GOAL →
Gather up the lines with the word "chart" in them.

DATA EXCERPT →
________________

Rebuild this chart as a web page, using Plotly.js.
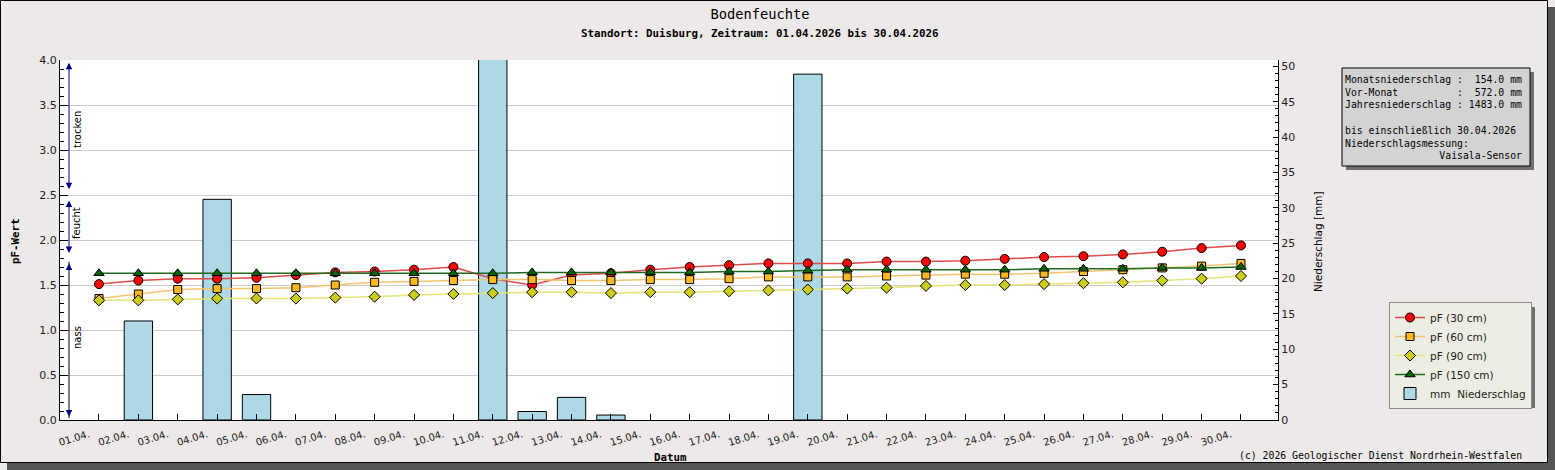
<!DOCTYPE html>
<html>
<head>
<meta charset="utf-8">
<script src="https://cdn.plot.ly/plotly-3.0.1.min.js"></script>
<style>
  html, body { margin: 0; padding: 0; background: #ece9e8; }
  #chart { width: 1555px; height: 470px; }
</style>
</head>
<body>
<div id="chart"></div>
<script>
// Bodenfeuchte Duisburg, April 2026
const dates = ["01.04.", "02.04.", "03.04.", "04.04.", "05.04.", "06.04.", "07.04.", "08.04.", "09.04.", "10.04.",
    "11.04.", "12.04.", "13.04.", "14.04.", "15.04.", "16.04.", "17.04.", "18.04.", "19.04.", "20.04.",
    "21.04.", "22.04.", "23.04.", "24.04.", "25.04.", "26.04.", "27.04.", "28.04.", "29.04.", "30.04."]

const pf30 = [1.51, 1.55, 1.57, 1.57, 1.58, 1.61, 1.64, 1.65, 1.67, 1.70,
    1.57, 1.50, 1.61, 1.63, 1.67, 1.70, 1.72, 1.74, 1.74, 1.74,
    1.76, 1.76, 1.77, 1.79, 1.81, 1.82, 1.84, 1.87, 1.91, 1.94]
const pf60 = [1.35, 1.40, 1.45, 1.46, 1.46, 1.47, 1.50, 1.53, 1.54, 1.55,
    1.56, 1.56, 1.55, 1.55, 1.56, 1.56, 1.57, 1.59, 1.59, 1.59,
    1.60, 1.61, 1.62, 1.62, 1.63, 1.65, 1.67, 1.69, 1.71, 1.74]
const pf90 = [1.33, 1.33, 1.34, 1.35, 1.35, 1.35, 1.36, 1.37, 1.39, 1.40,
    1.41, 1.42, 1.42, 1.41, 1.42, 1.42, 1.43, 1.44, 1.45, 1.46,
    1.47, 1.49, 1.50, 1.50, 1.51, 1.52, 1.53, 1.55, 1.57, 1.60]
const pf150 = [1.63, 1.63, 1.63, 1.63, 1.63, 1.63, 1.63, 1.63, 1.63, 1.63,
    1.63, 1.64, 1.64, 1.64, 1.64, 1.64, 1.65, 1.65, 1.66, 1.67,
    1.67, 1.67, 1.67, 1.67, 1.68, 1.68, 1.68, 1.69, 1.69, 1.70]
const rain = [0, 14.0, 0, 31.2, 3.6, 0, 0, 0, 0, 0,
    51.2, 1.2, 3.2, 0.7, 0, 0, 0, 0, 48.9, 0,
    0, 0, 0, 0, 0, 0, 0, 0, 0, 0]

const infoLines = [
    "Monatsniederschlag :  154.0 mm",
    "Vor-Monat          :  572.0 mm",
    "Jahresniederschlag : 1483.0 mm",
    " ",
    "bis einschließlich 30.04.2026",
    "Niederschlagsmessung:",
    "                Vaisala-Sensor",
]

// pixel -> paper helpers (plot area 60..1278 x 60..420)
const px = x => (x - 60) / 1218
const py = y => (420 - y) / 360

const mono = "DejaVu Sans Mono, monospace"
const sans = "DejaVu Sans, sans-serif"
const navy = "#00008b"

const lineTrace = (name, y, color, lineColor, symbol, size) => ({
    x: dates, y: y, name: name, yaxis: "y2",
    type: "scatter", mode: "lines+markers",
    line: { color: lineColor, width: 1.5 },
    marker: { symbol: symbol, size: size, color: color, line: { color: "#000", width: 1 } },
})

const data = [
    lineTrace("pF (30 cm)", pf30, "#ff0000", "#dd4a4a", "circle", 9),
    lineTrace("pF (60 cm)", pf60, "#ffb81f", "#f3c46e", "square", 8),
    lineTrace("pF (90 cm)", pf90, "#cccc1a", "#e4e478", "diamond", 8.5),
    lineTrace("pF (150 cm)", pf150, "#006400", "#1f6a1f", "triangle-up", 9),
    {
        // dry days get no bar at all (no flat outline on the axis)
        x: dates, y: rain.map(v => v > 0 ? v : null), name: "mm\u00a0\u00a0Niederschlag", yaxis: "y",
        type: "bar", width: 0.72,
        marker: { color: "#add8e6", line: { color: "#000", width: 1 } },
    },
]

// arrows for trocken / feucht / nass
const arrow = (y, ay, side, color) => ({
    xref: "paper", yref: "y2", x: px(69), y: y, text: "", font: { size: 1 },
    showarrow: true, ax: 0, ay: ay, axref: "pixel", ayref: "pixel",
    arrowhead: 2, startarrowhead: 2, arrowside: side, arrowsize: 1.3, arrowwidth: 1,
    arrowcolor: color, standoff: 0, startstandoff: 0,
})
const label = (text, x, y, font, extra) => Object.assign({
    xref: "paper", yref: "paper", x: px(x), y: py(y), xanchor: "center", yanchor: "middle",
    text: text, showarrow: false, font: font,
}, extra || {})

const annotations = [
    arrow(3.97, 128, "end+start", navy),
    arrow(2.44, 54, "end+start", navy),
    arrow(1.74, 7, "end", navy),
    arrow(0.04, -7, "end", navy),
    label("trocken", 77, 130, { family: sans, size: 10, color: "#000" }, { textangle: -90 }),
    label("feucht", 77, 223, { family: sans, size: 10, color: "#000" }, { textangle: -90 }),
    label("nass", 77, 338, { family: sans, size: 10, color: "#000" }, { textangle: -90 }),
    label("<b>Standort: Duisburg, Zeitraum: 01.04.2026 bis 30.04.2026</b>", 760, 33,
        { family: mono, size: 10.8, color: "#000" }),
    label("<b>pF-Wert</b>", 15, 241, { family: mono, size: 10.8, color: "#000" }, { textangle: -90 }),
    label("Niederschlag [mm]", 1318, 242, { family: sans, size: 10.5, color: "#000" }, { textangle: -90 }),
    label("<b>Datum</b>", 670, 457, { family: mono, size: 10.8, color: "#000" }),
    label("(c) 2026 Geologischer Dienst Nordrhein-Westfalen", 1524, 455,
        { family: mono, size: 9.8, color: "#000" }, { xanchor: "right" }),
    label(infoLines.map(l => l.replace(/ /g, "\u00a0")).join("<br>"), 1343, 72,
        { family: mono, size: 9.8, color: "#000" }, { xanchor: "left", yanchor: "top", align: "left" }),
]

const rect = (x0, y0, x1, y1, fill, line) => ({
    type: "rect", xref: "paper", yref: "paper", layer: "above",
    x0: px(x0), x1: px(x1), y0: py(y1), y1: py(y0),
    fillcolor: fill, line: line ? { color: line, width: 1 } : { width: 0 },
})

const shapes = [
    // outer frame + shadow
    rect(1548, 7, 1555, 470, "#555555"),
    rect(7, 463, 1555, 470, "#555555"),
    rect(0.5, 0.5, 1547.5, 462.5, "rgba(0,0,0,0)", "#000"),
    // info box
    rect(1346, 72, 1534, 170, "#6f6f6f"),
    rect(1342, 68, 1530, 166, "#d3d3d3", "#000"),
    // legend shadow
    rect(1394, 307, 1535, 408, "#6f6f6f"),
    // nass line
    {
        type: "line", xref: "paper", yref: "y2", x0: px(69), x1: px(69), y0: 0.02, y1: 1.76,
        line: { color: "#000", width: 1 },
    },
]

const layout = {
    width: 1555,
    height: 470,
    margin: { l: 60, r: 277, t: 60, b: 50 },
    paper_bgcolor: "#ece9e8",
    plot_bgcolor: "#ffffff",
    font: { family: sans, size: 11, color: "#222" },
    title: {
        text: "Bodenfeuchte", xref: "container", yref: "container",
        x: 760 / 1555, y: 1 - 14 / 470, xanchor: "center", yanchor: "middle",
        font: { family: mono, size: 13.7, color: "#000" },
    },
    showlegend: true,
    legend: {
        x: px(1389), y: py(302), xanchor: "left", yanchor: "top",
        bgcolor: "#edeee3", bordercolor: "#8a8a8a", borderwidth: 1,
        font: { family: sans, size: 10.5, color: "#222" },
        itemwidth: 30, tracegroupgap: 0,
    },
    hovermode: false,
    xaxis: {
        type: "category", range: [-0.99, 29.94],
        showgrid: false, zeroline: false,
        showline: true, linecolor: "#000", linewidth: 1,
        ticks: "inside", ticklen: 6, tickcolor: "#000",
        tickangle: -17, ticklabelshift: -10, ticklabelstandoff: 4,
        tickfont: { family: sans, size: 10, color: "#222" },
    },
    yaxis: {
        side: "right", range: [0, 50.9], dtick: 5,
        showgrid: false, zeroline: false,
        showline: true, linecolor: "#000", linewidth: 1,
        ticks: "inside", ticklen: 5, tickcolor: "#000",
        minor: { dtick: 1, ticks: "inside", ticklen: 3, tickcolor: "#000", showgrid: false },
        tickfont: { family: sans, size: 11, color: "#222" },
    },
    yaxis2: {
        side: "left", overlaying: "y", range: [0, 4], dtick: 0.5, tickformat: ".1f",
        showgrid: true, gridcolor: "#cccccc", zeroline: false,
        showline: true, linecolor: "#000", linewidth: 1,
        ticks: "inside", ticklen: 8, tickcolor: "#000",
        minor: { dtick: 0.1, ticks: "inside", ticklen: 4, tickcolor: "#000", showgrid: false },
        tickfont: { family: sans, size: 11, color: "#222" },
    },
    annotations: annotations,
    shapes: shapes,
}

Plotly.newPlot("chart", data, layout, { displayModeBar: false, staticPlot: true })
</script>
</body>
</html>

________________

SOLUTION TO THE PROBLEM →
Rebuild this chart as a web page, using Plotly.js.
  #chart { width: 1555px; height: 470px; }
<div id="chart"></div>
Plotly.newPlot("chart", data, layout, { displayModeBar: false, staticPlot: true })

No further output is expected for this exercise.